PROVIDED MATERIAL.
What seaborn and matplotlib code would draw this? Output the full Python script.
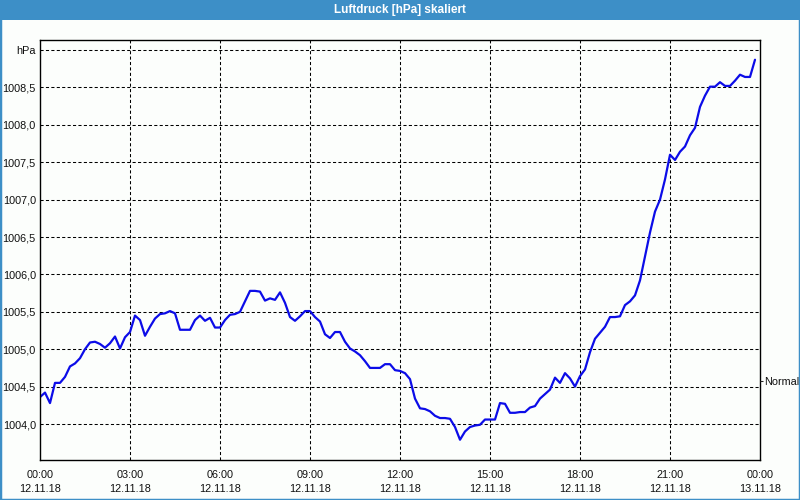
import numpy as np
import pandas as pd
import matplotlib
matplotlib.use("Agg")
import matplotlib.pyplot as plt
from matplotlib.patches import Rectangle
import seaborn as sns

# ---------------- data ----------------
title = "Luftdruck [hPa] skaliert"
unit_label = "hPa"
normal_label = "Normal"
normal_value = 1004.58

# 10-minute readings, 12.11.18 00:00 .. 23:50
pressure = [
    1004.36, 1004.42, 1004.28, 1004.55, 1004.55, 1004.63, 1004.77, 1004.81, 1004.88, 1005.00,
    1005.09, 1005.10, 1005.07, 1005.02, 1005.08, 1005.17, 1005.01, 1005.16, 1005.23, 1005.45,
    1005.39, 1005.18, 1005.30, 1005.41, 1005.47, 1005.48, 1005.51, 1005.48, 1005.26, 1005.26,
    1005.26, 1005.39, 1005.45, 1005.38, 1005.42, 1005.29,
    1005.29, 1005.39, 1005.46, 1005.47, 1005.50, 1005.64, 1005.78, 1005.78, 1005.77, 1005.65,
    1005.68, 1005.66, 1005.76, 1005.62, 1005.43, 1005.38, 1005.44, 1005.51, 1005.51, 1005.43,
    1005.37, 1005.20, 1005.15, 1005.23, 1005.23, 1005.10, 1005.01, 1004.97, 1004.92, 1004.84,
    1004.75, 1004.75, 1004.75, 1004.80, 1004.80, 1004.72,
    1004.71, 1004.68, 1004.60, 1004.34, 1004.21, 1004.20, 1004.17, 1004.11, 1004.08, 1004.08,
    1004.07, 1003.96, 1003.79, 1003.90, 1003.96, 1003.98, 1003.99, 1004.06, 1004.06, 1004.06,
    1004.28, 1004.27, 1004.15, 1004.15, 1004.16, 1004.16, 1004.22, 1004.24, 1004.34, 1004.40,
    1004.46, 1004.62, 1004.55, 1004.68, 1004.61, 1004.50,
    1004.64, 1004.73, 1004.96, 1005.14, 1005.22, 1005.30, 1005.43, 1005.43, 1005.44, 1005.59,
    1005.64, 1005.72, 1005.92, 1006.24, 1006.56, 1006.84, 1007.00, 1007.27, 1007.60, 1007.53,
    1007.64, 1007.71, 1007.86, 1007.96, 1008.24, 1008.39, 1008.51, 1008.51, 1008.57, 1008.52,
    1008.52, 1008.59, 1008.67, 1008.64, 1008.64, 1008.87,
]
hours = [i / 6 for i in range(len(pressure))]  # 10-minute sampling

x_tick_hours = [0, 3, 6, 9, 12, 15, 18, 21, 24]
x_tick_labels = ["00:00\n12.11.18", "03:00\n12.11.18", "06:00\n12.11.18",
                 "09:00\n12.11.18", "12:00\n12.11.18", "15:00\n12.11.18",
                 "18:00\n12.11.18", "21:00\n12.11.18", "00:00\n13.11.18"]
y_tick_values = [1004.0, 1004.5, 1005.0, 1005.5, 1006.0, 1006.5,
                 1007.0, 1007.5, 1008.0, 1008.5, 1009.0]
y_tick_labels = ["1004,0", "1004,5", "1005,0", "1005,5", "1006,0", "1006,5",
                 "1007,0", "1007,5", "1008,0", "1008,5", "hPa"]

df = pd.DataFrame({"hour": hours, "pressure": pressure})

# ---------------- style ----------------
sns.set_style("white")
plt.rcParams["font.family"] = ["Liberation Sans", "DejaVu Sans"]
BG = "#fcfefc"
BAR = "#3d8fc7"
TXT = "#101010"
FS = 7.8

fig = plt.figure(figsize=(8, 5), dpi=100, facecolor=BG)
ax = fig.add_axes([40 / 800, 40 / 500, 720 / 800, 420 / 500])
ax.set_facecolor(BG)

sns.lineplot(data=df, x="hour", y="pressure", ax=ax, color="#0c0ce8",
             linewidth=1.6, legend=False)

ax.set_xlim(0, 24)
ax.set_ylim(1003.519, 1009.134)

# grid
ax.set_xticks(x_tick_hours)
ax.set_xticklabels(x_tick_labels, fontsize=FS, color=TXT, linespacing=1.5)
ax.set_xticks(range(0, 25), minor=True)
ax.set_yticks(y_tick_values)
ax.set_yticklabels(y_tick_labels, fontsize=FS, color=TXT)

for v in y_tick_values:
    ax.axhline(v, color="black", linewidth=0.75, linestyle=(0, (3, 2.2)), zorder=1)
for h in x_tick_hours[1:-1]:
    ax.axvline(h, color="black", linewidth=0.75, linestyle=(0, (3, 2.2)), zorder=1)

ax.tick_params(axis="x", which="both", direction="out", length=2.2, width=0.75,
               color="black", pad=5)
ax.tick_params(axis="y", which="both", length=0, pad=3)
for s in ax.spines.values():
    s.set_visible(True)
    s.set_color("black")
    s.set_linewidth(1.0)
ax.set_xlabel("")
ax.set_ylabel("")

# "Normal" marker on right side
ax2 = ax.twinx()
ax2.set_ylim(ax.get_ylim())
ax2.set_yticks([normal_value])
ax2.set_yticklabels([normal_label], fontsize=FS, color=TXT)
ax2.tick_params(axis="y", direction="out", length=2.2, width=0.75, pad=1)
for s in ax2.spines.values():
    s.set_visible(False)

# title bar and frame
fig.patches.append(Rectangle((0, 1 - 20 / 500), 1, 20 / 500, transform=fig.transFigure,
                             facecolor=BAR, edgecolor="none", zorder=0))
fig.text(0.5, 1 - 10 / 500, title, ha="center", va="center", color="white",
         fontsize=8.5, fontweight="bold")
fig.patches.append(Rectangle((0, 0), 1, 1, transform=fig.transFigure, fill=False,
                             edgecolor=BAR, linewidth=2.5, zorder=10))

fig.savefig("out.png", dpi=100, facecolor=BG)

STATED TASK.
Leave the pictures out and please restate exactly the lines running from the start of the material through the one with "import seaborn as sns".

TASK OUTPUT.
What seaborn and matplotlib code would draw this? Output the full Python script.
import numpy as np
import pandas as pd
import matplotlib
matplotlib.use("Agg")
import matplotlib.pyplot as plt
from matplotlib.patches import Rectangle
import seaborn as sns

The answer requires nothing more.